Nous n’avons rien chez nous qui équivaille à ce culte de Dante. Aucun de nos écrivains ne s’est imposé tout à fait comme le symbole indiscuté de la race. Ni Pascal, ni Molière, ni Voltaire, ni Hugo, n’ont d’autels où communient tous les Français sans exception. On ne peut même pas dire que Shakspeare en Angleterre corresponde à Dante en Italie, puisqu’ici, Dante a servi de mesure aux progrès de l’esprit national : le célébrer, c’était commencer à fonder la patrie, du milieu même de l’asservissement ; l’oublier, c’était renoncer à l’espoir de l’unité.
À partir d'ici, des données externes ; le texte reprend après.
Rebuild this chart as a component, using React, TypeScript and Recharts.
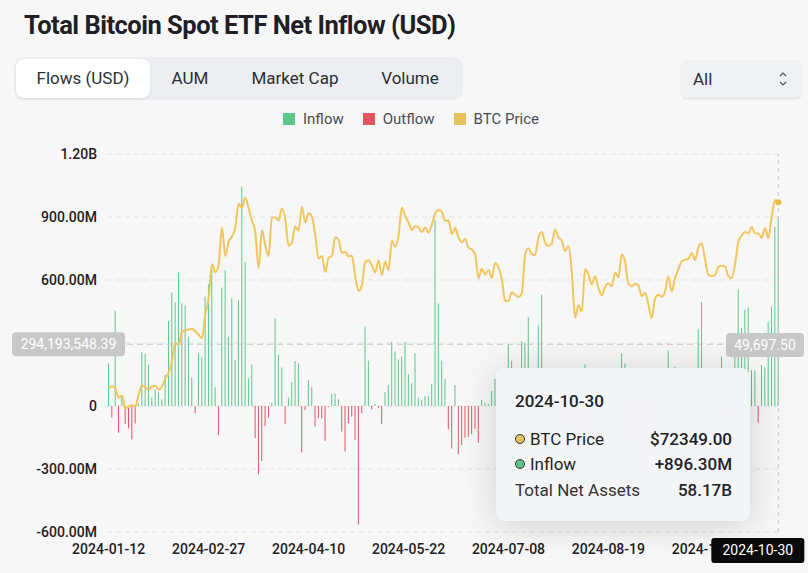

Aujourd’hui, l’Italie ayant atteint les limites que le poète lui-même avait tracées à son territoire, le culte est devenu apothéose. A-t-elle été aussi éclatante qu’on l’eût souhaitée ? La question est délicate ; je l’entends discuter par un groupe de jeunes artistes, plus riches d’espoirs que de deniers, et plus critiques qu’indulgents, dans l’atelier d’un peintre florentin, au milieu des toiles et des esquisses.

Il me semble, pour mon compte, que les fêtes ont été fort belles. Les discours ont été sobres et justes ; on a même eu la sagesse de n’en pas prononcer, pendant la cérémonie de Santa-Croce ; cette défaite de la rhétorique vaut qu’on la signale. Le livre dont on a fait hommage au Roi, au Palazzo Vecchio, est le texte critique des œuvres de Dante, enfin établi : c’est la preuve d’un long effort mené jusqu’à l’aboutissement. On a inauguré à la bibliothèque Laurentienne, une exposition d’ouvrages dantesques : autre labeur durable. La visite aux monuments restaurés, sous la conduite éclairée du maire de la ville, fut mieux qu’une promenade de haut goût. Partout où on le peut, on fait disparaître les décorations parasites, les contre-sens architecturaux, les horreurs de toute espèce dont le temps avait affligé les maisons, les palais, les églises de l’époque de Dante ; de sorte que les fenêtres reprennent leurs lignes pures, les portes retrouvent leur ampleur, le style réapparaît : les édifices voisins ont des airs. de parvenus, à côté de ces façades de noble lignée. On continuera cet effort, avec l’aide des habitants de bonne volonté : quoi de plus beau ? L’admiration n’est plus ici un vain mot ; elle se traduit en œuvres qui demeureront ; elle provoque le respect de l’histoire et la résurrection du passé.